I have a stupid question...
My wife and I have been doing our debt payoff snowball (been 6 months now) with a $1k emergency fund until everything but the mortgage is paid off (Dave Ramsey style).
Our monthly costs are ~ $2500 (still trimming in places) but we have $5600 in our checking account so I think we have a good chunk of extra $ that I didn't realize.
I would like to figure out how much $ we have extra as we are using every last $ to pay down debt as fast as possible.
Is it as simple as looking at my balance at the end of March, making sure all our bills are paid for, and then subtracting April's budget from the balance and then that gives us the extra $ we have (perhaps allowing a couple hundred for a cushion)? So lets say we have $5500 at the end of March, I would subtract $2500 from that as that is April's budget and the difference would be $3000 which we could use to pay down debt?

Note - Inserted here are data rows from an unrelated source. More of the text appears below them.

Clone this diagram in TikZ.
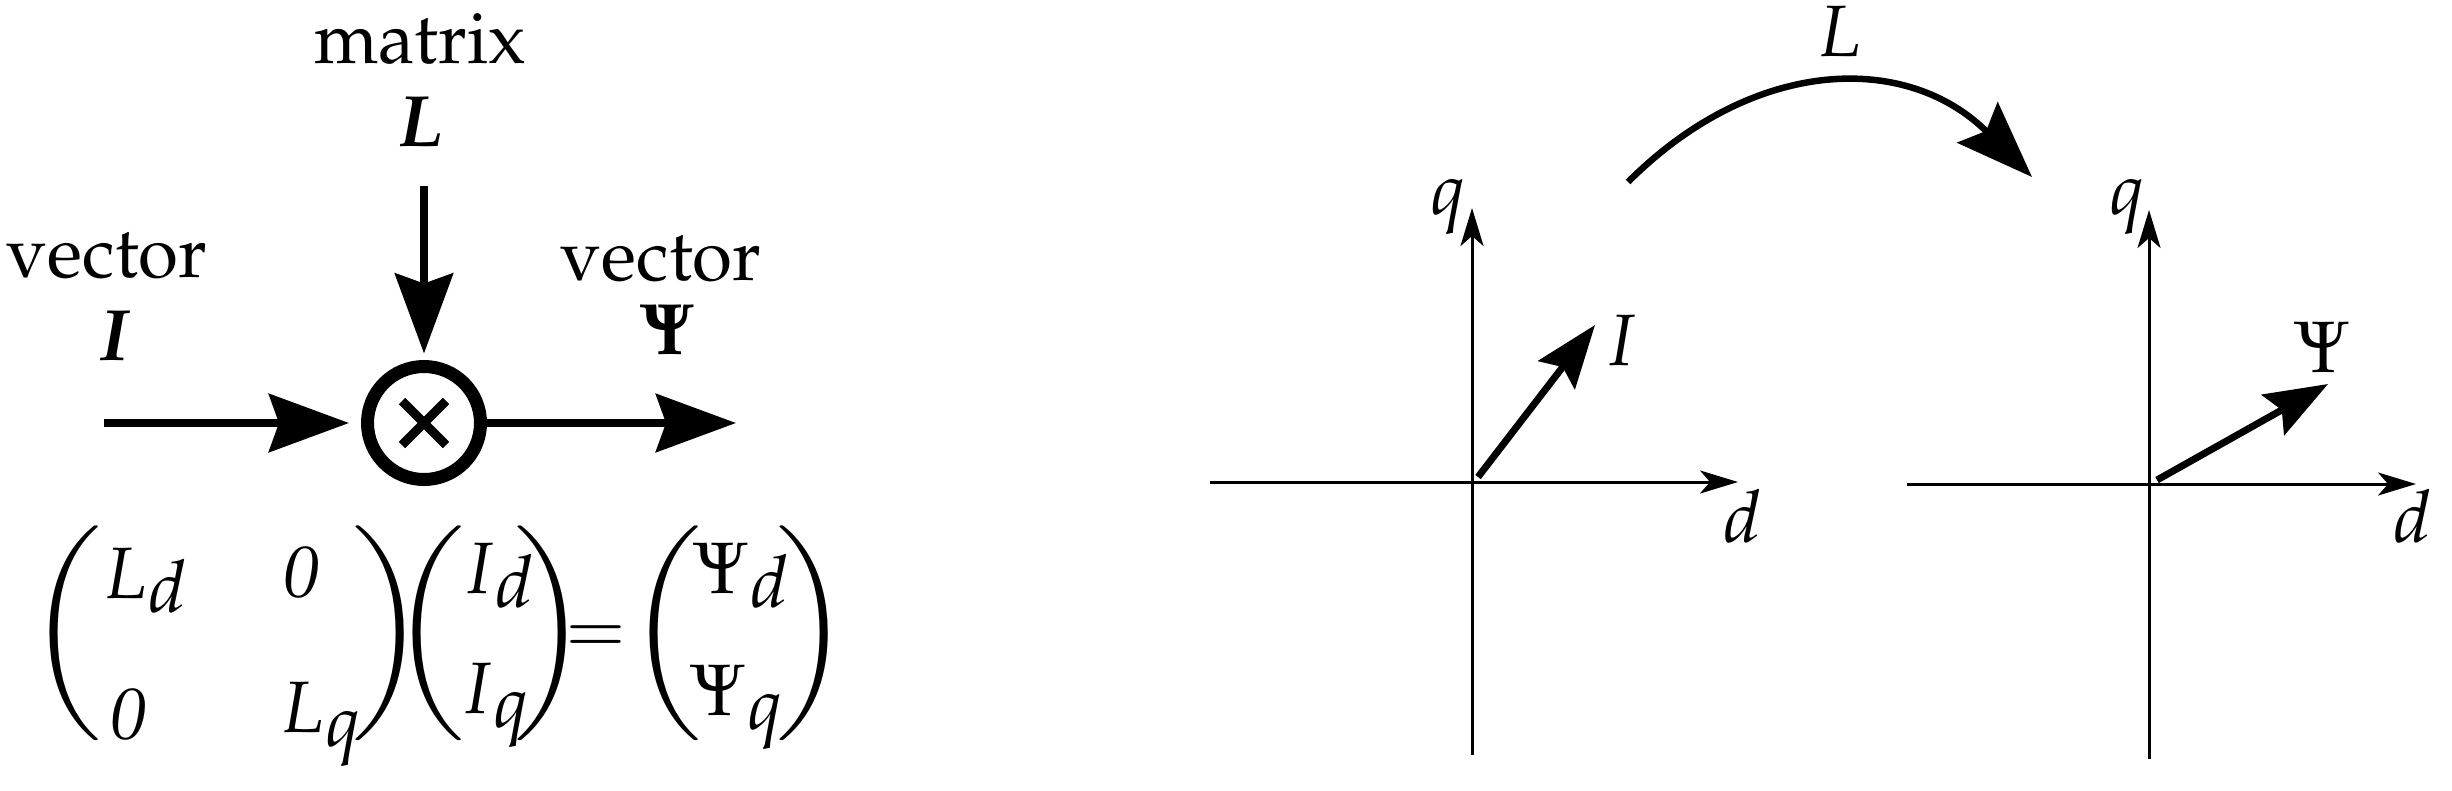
\documentclass[tikz,border=0pt]{standalone}
\usepackage[T1]{fontenc}
\usepackage{mathpazo}
\usepackage{amsmath}
\usepackage{graphicx}
\usetikzlibrary{arrows.meta}

\newcommand{\dn}[1]{\raisebox{-0.2em}{$#1$}}
\newcommand{\openbr}{\scalebox{1.35}[1.23]{$\left(\vcenter{\hrule height 1.7cm width 0pt}\right.$}}
\newcommand{\closebr}{\scalebox{1.35}[1.23]{$\left.\vcenter{\hrule height 1.7cm width 0pt}\right)$}}

\tikzset{
  every node/.style={font=\fontsize{20.7}{25}\selectfont},
  lbl/.style={inner sep=0pt, anchor=base},
  ent/.style={inner sep=0pt, anchor=base west},
  brk/.style={inner sep=0pt},
  mult/.style={draw, circle, line width=0.13cm, minimum size=1.13cm, inner sep=0pt},
  cross/.style={line width=0.09cm},
  flow/.style={line width=0.08cm, -{Stealth[length=0.8cm,width=0.58cm,inset=0.1cm]}},
  axis/.style={line width=0.03cm, -{Stealth[length=0.38cm,width=0.23cm,inset=0.1cm]}},
  phasor/.style={line width=0.07cm, -{Stealth[length=0.63cm,width=0.46cm,inset=0.1cm]}},
  bendarrow/.style={line width=0.065cm, -{Stealth[length=0.77cm,width=0.57cm,inset=0.12cm]}},
}

\begin{document}
\begin{tikzpicture}
  \useasboundingbox (0,0) rectangle (24.52,7.9);
  % block diagram
  \node[mult] (mul) at (4.24,3.67) {};
  \draw[cross] ([shift={(-0.22,-0.22)}]mul.center) -- ([shift={(0.22,0.22)}]mul.center);
  \draw[cross] ([shift={(-0.22,0.22)}]mul.center) -- ([shift={(0.22,-0.22)}]mul.center);
  \coordinate (Iin) at (1.04,3.67);
  \coordinate (Psiout) at (7.36,3.67);
  \coordinate (Lin) at (4.24,6.04);
  \draw[flow, shorten >=0.12cm] (Iin) -- (mul.west);
  \draw[flow] (mul.east) -- (Psiout);
  \draw[flow, shorten >=0.065cm] (Lin) -- (mul.north);
  \node[lbl] (matLbl) at (4.20,7.27) {matrix};
  \node[lbl] (matSym) at (4.20,6.44) {$\boldsymbol{L}$};
  \node[lbl] (inLbl) at (1.07,5.13) {vector};
  \node[lbl] (inSym) at (1.14,4.30) {$\boldsymbol{I}$};
  \node[lbl] (outLbl) at (6.61,5.10) {vector};
  \node[lbl] (outSym) at (6.68,4.36) {$\boldsymbol{\Psi}$};
  % equation
  \node[brk] (p1l) at (0.685,1.57) {\openbr};
  \node[ent] (Ld) at (1.03,1.92) {$L\dn{d}$};
  \node[ent] (z1) at (2.83,1.93) {$\mathit{0}$};
  \node[ent] (z2) at (1.10,0.51) {$\mathit{0}$};
  \node[ent] (Lq) at (2.80,0.58) {$L\dn{q}$};
  \node[brk] (p1r) at (3.86,1.57) {\closebr};
  \node[brk] (p2l) at (4.315,1.57) {\openbr};
  \node[ent] (Id) at (4.62,1.97) {$I\dn{d}$};
  \node[ent] (Iq) at (4.60,0.77) {$I\dn{q}$};
  \node[brk] (p2r) at (5.48,1.57) {\closebr};
  \node[brk] (eq) at (5.96,1.50) {$=$};
  \node[brk] (p3l) at (6.685,1.57) {\openbr};
  \node[ent] (Psid) at (6.93,1.97) {$\Psi\dn{d}$};
  \node[ent] (Psiq) at (6.90,0.75) {$\Psi\dn{q}$};
  \node[brk] (p3r) at (8.10,1.57) {\closebr};
  % d-q planes
  \coordinate (O1) at (14.72,3.08);
  \coordinate (dA) at (12.10,3.08);
  \coordinate (dB) at (17.38,3.08);
  \coordinate (qA) at (14.72,0.35);
  \coordinate (qB) at (14.72,5.82);
  \coordinate (Itip) at (15.95,4.65);
  \draw[axis] (dA) -- (dB);
  \draw[axis] (qA) -- (qB);
  \draw[phasor] ([shift={(0.06,0.05)}]O1) -- (Itip);
  \node[lbl] (q1) at (14.48,5.76) {$q$};
  \node[lbl] (d1) at (17.43,2.48) {$d$};
  \node[lbl] (Ilbl) at (16.21,4.25) {$I$};
  \coordinate (O2) at (21.49,3.06);
  \coordinate (dC) at (19.07,3.06);
  \coordinate (dD) at (24.16,3.06);
  \coordinate (qC) at (21.49,0.31);
  \coordinate (qD) at (21.49,5.80);
  \coordinate (Psitip) at (23.28,4.06);
  \draw[axis] (dC) -- (dD);
  \draw[axis] (qC) -- (qD);
  \draw[phasor] ([shift={(0.08,0.04)}]O2) -- (Psitip);
  \node[lbl] (q2) at (21.27,5.76) {$q$};
  \node[lbl] (d2) at (24.13,2.48) {$d$};
  \node[lbl] (Psilbl) at (23.23,4.18) {$\Psi$};
  % mapping arc
  \coordinate (Lfrom) at (16.28,6.08);
  \coordinate (Lto) at (20.32,6.13);
  \draw[bendarrow] (Lfrom) to[out=45,in=135,looseness=1.12] (Lto);
  \node[lbl] (Llbl) at (18.40,7.34) {$L$};
\end{tikzpicture}
\end{document}
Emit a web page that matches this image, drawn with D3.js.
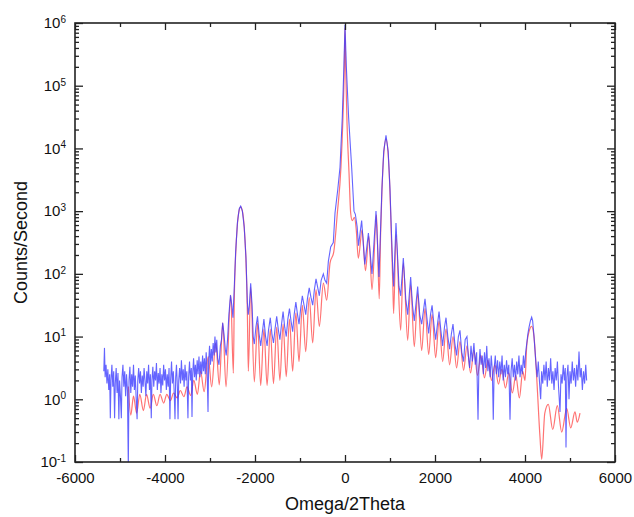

I'm fairly sure that this is right but it just seems too darn simple and I could use a 2nd opinion.
Technically yes, just make sure that you're also saving for any irregular expenses like car maintenance or home repairs unless you feel comfortable with absorbing all that with your efund.
Basically, same as arebelspy said.
Well right now we are in debt snowball or debt emergency mode so every penny not budgeted at the end of the month goes towards our debt with exception of the $1k emergency fund.
I know that is a fairly small fund for now, but after we get our debt paid off it will be 4 to 6 months of income.
This is a stressful trap that I've found myself in many times before during my debt repayment journey over the past two years. The problem is basically that your lifestyle has a bunch of expenses in it that should be spread out among the months before that lump sum is due. By not spreading them out, you're just borrowing money from your future self that either causes stress (rice and bean month again!) or debt.
My favorite example is tires. My tires have to be replaced every two years, and they cost about $500. This means that I consume about $21 in tires per month. If I don't factor that in to my monthly spending, then when that tire bill comes due, I either have to:
a) spend $500 less that month,
b) increase my income by selling something or freelancing to the tune of $500 that month,
c) use my emergency fund for that, and then put debt repayment on hold to refill the efund, or
d) use credit.
Of course, I could do some of each of these, but the end state is the same: stress.
Your monthly expenses are usually not as simple as what you spend each month, because you consume small parts of items that you buy irregularly every time you use them. Taking responsibility for this fact by somehow budgeting for it reduces stress and gives you a more accurate picture of the actual cost of your decisions. It's also why living within your means usually means using less stuff, buying an air conditioner for your home and adapting your lifestyle to it means that you will eventually have to replace an air conditioner, financial responsibility means that you have to take that fact into account.
I've found
YNAB to be the best tool for accounting for this type of expenses, and it's very popular here. And free to try!